Over my spring break last week, I made a trip to IUPUI in Indianapolis to present as part of a series spanning their academic year, White Racial Literacy Project Speakers Series, addressing whiteness as part of their diversity and inclusion initiatives.

One controversial aspect of this approach has been providing separate spaces for white faculty, staff, and students as well as people of color to investigate whiteness. That sits inside a larger paradox of this series — an effort to center whiteness as a process for de-centering whiteness.

During the session for people of color, I addressed how I often navigate issues of race from the context of my own life, specifically framing my discussion of race by self-identifying as a redneck (see my PowerPoint here).

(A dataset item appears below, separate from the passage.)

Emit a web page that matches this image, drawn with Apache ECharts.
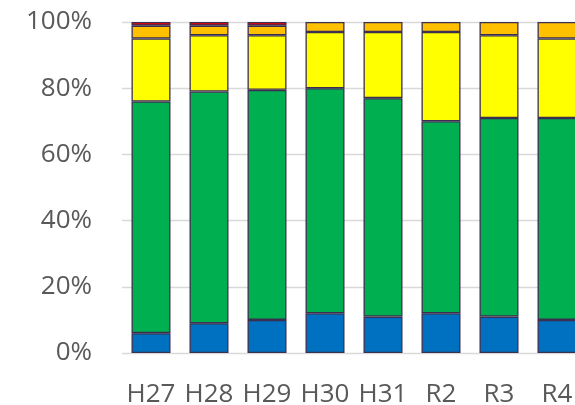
<!DOCTYPE html>
<html>
<head>
<meta charset="utf-8">
<script src="https://cdn.jsdelivr.net/npm/echarts@6/dist/echarts.min.js"></script>
<style>html,body{margin:0;padding:0;background:#fff;}#c{width:575px;height:405px;}</style>
</head>
<body>
<div id="c"></div>
<script>
const categories = ['H27','H28','H29','H30','H31','R2','R3','R4'];
const blueVals   = [6, 9, 10, 12, 11, 12, 11, 10];
const greenVals  = [70, 70, 69.5, 68, 66, 58, 60, 61];
const yellowVals = [19, 17, 16.5, 17, 20, 27, 25, 24];
const orangeVals = [3.9, 2.9, 2.9, 3, 3, 3, 4, 5];
const redVals    = [1.1, 1.1, 1.1, 0, 0, 0, 0, 0];
const yTicks = [0, 20, 40, 60, 80, 100];

const colors = ['#0070C0', '#00B050', '#FFFF00', '#FFC000', '#FF0000'];
const seriesData = [blueVals, greenVals, yellowVals, orangeVals, redVals];
const font = '"Open Sans", sans-serif';

const chart = echarts.init(document.getElementById('c'), null, {renderer: 'canvas'});
chart.setOption({
  animation: false,
  grid: {left: 122, top: 22, width: 464, height: 331, containLabel: false, outerBoundsMode: 'none'},
  xAxis: {
    type: 'category',
    data: categories,
    axisLine: {show: false},
    axisTick: {show: false},
    axisLabel: {color: '#595959', fontSize: 26, fontFamily: font, margin: 29, interval: 0, hideOverlap: false}
  },
  yAxis: {
    type: 'value',
    min: yTicks[0],
    max: yTicks[yTicks.length - 1],
    interval: 20,
    axisLine: {show: false},
    axisTick: {show: false},
    splitLine: {lineStyle: {color: '#D9D9D9', width: 1.3}},
    axisLabel: {color: '#595959', fontSize: 26, fontFamily: font, margin: 30, formatter: '{value}%'}
  },
  series: seriesData.map((d, i) => ({
    type: 'bar',
    stack: 'total',
    data: d.map(v => (v === 0 ? null : v)),
    barWidth: 39,
    itemStyle: {color: colors[i], borderColor: '#3B2F4F', borderWidth: 1.3}
  }))
});
</script>
</body>
</html>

This racial identification, I note, is important because I have the privilege of stepping into a racial discussion of whiteness indirectly, using “redneck” and still not actually saying “white.”

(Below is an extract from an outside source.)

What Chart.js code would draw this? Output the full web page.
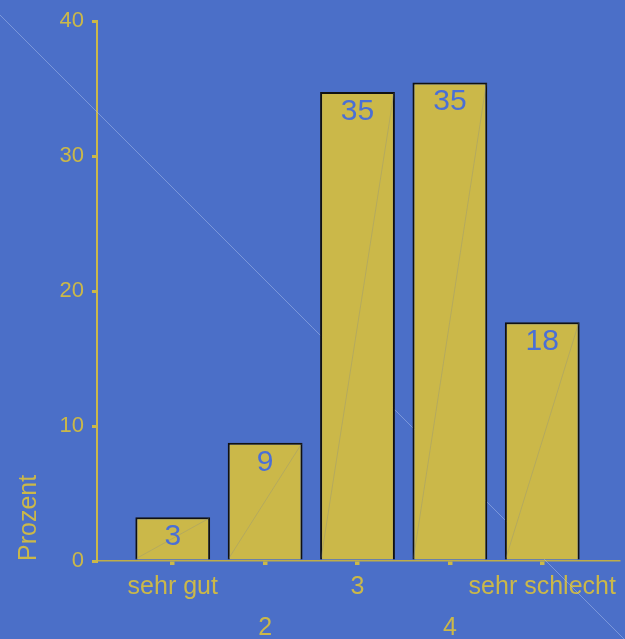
<!DOCTYPE html>
<html>
<head>
<meta charset="utf-8">
<script src="https://cdn.jsdelivr.net/npm/chart.js@4.4.1/dist/chart.umd.min.js"></script>
<style>
  html, body { margin: 0; padding: 0; background: #4b6fc8; }
  #wrap { width: 625px; height: 639px; }
</style>
</head>
<body>
<div id="wrap"><canvas id="chart"></canvas></div>
<script>
// Bewertung: Anteil in Prozent je Note
const categories = ['sehr gut', '2', '3', '4', 'sehr schlecht'];
const positions = [1, 2, 3, 4, 5];
const percent = [3.24, 8.76, 34.76, 35.46, 17.7];
const yTicks = [0, 10, 20, 30, 40];

const gold = '#cbb849';
const labelBlue = '#4a6fd6';

// faint diagonal behind the plot, and hairlines across each bar
const seams = {
    id: 'seams',
    beforeDatasetsDraw(chart) {
        const ctx = chart.ctx;
        ctx.save();
        ctx.strokeStyle = 'rgba(170,190,235,0.5)';
        ctx.lineWidth = 1;
        ctx.beginPath();
        ctx.moveTo(0, 15);
        ctx.lineTo(chart.width, chart.height + 1);
        ctx.stroke();
        ctx.restore();
    },
    afterDatasetsDraw(chart) {
        const ctx = chart.ctx;
        const meta = chart.getDatasetMeta(0);
        ctx.save();
        ctx.strokeStyle = 'rgba(120,130,150,0.35)';
        ctx.lineWidth = 0.8;
        meta.data.forEach(bar => {
            const half = bar.width / 2;
            ctx.beginPath();
            ctx.moveTo(bar.x - half + 1, bar.base - 1);
            ctx.lineTo(bar.x + half - 1, bar.y + 1);
            ctx.stroke();
        });
        // value labels inside the bar tops
        ctx.fillStyle = labelBlue;
        ctx.font = '30px "Liberation Sans", Arial, sans-serif';
        ctx.textAlign = 'center';
        ctx.textBaseline = 'alphabetic';
        meta.data.forEach((bar, i) => {
            ctx.fillText(String(Math.round(percent[i])), bar.x, bar.y + 28);
        });
        ctx.restore();
    }
};

new Chart(document.getElementById('chart').getContext('2d'), {
    type: 'bar',
    data: {
        datasets: [{
            data: positions.map((x, i) => ({ x: x, y: percent[i] })),
            backgroundColor: gold,
            borderColor: '#111111',
            borderWidth: 2,
            borderSkipped: 'bottom',
            barPercentage: 0.81,
            categoryPercentage: 1
        }]
    },
    options: {
        responsive: true,
        maintainAspectRatio: false,
        animation: false,
        layout: { padding: { top: 21, right: 7, left: 0, bottom: 0 } },
        plugins: {
            legend: { display: false },
            tooltip: { enabled: false }
        },
        scales: {
            x: {
                type: 'linear',
                min: 0.18,
                max: 5.82,
                offset: false,
                afterBuildTicks: scale => {
                    scale.ticks = positions.map(v => ({ value: v }));
                },
                afterFit: scale => { scale.height = 78; },
                ticks: {
                    color: gold,
                    padding: 2,
                    maxRotation: 0,
                    autoSkip: false,
                    font: { family: '"Liberation Sans", Arial, sans-serif', size: 25, lineHeight: 1.64 },
                    callback: value => {
                        const i = positions.indexOf(value);
                        if (i < 0) return '';
                        return i % 2 === 1 ? ['', categories[i]] : categories[i];
                    }
                },
                grid: {
                    offset: false,
                    drawOnChartArea: false,
                    tickLength: 4,
                    lineWidth: 4.5,
                    color: gold
                },
                border: { display: true, color: '#bfae48', width: 1.5 }
            },
            y: {
                min: 0,
                max: 40,
                afterBuildTicks: scale => {
                    scale.ticks = yTicks.map(v => ({ value: v }));
                },
                afterFit: scale => { scale.width = 97; },
                ticks: {
                    color: gold,
                    padding: 8,
                    font: { family: '"Liberation Sans", Arial, sans-serif', size: 22 }
                },
                grid: {
                    drawOnChartArea: false,
                    tickLength: 5,
                    lineWidth: 3,
                    color: gold
                },
                border: { display: true, color: gold, width: 2 },
                title: {
                    display: true,
                    text: 'Prozent',
                    align: 'start',
                    color: gold,
                    padding: { top: 14, bottom: 0 },
                    font: { family: '"Liberation Sans", Arial, sans-serif', size: 25 }
                }
            }
        }
    },
    plugins: [seams]
});
</script>
</body>
</html>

A woman in that session responded by acknowledging my privilege in controlling the narrative of myself — I can ignore (or as I say, take a vacation from being white) my whiteness almost all the time, and even when I confront it, I can maintain some level of invisibility (normalcy). She added that both race and gender are imposed on her, leaving her no option for similar vacations from race or gender.

This woman’s response spoke directly to the video in my presentation of author Toni Morrison calmly checking Charlie Rose’s question about her writing about something other than race since her writing is designated as racial because she is a black author writing about black characters.

Morrison poses to Rose if anyone ever asks a similar question of Tolstoy, or any white authors who tend to write exclusively about white characters but are not framed as writing about race.

Here is the essential problem with centering whiteness, as being male or heterosexual is also centered.

Centering is the result of characteristics correlated with power, dominance, becoming both normal and invisible/unspoken.

In literature, as Morrison explains, white male authors are allowed to produce literature that avoids being racial or gendered through claims of being universal or allegorical (see Cormac McCarthy).

F. Scott Fitzgerald is no less writing about race (whiteness) than Morrison is about race (blackness), or Ernest Hemingway, no less about gender (being male) than Kate Chopin or Alice Walker about gender (being female).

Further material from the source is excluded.